Wybuch nastąpił w sobotę o 19:30 czasu lokalnego w cukierni German Bakery w Punie, ok. 200 km od Bombaju. W lokalu pełno było turystów, w tym obcokrajowców - poinformowała policja. 19 lżej rannych osób zostało już wypuszczonych ze szpitali.
Według wstępnych danych zginąć miały cztery cudzoziemki, ale w niedzielę nad ranem agencja AP, powołując się na komisarza policji Satyapala Singha podała, że wiadomo, że jeden z zabitych był cudzoziemcem. Jego narodowość nie jest jeszcze znana. Ranny został też Sudańczyk.
"Wszelkie informacje, jakie do tej pory udało nam się zdobyć wskazują na przemyślany zamach na miejsce uczęszczane przez cudzoziemców jak i przez Indusów" - powiedział dziennikarzom minister spraw wewnętrznych Palaniappan Chidambaram.

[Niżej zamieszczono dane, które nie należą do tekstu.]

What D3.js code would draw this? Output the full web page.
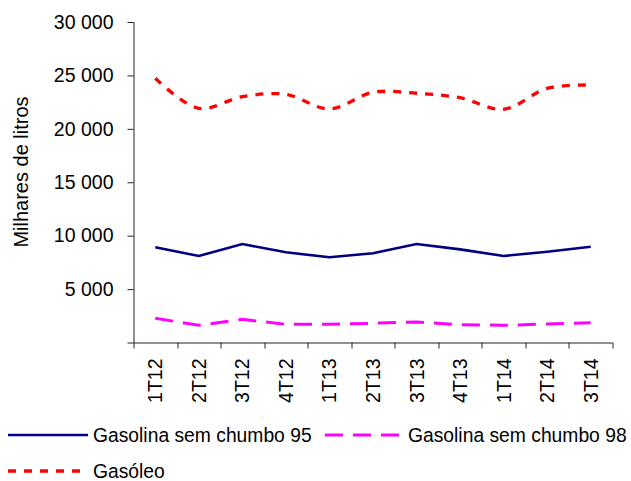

Dodał też, że eksperci starają się ustalić, jaki rodzaj ładunku wybuchowego został użyty.
To pierwszy poważny zamach terrorystyczny w Indiach od serii tych z Bombaju w roku 2008, w których zginęło 166 ludzi. Przed serią zamachów w Bombaju fala podobnych aktów terroru przetoczyła się w roku 2008 przez inne miasta Indii. Policja odpowiedzialnością za większość z nich obarczyła muzułmańskich ekstremistów.
Tym razem podejrzenia padają na odwiecznego wroga Indii - Pakistan. Zamach może poważnie zaszkodzić próbom zmniejszenia napięć między wrogo nastawionymi państwami, które dysponują bronią nuklearną - komentuje AP.
Przedstawiciele rządu odmawiają odpowiedzi na pytania, czy wybuch mógł mieć coś wspólnego z planowanymi na 25 lutego negocjacjami między Indiami a Pakistanem. Spotkanie to, które ma się odbyć w Delhi to pierwsze oficjalne rozmowy między tymi krajami od czasu ataku na Bombaj w 2008 roku. Jednak przedstawiciele partii nacjonalistycznych winią już otwarcie Pakistan.
BBC zwraca uwagę, że German Bakery mieściło się słynnego centrum medytacyjnego Osho Ashram, które jest miejscem bardzo często odwiedzanym przez cudzoziemców i Indusów podróżujących do Pune. W pobliżu znajduje się również centrum Chabad, prowadzone przez ruch ortodoksyjnych żydów Chabad - Lubavitch. Centrum Chabad w Bombaju zostało zaatakowane przez terrorystów podczas serii ataków w 2008 roku.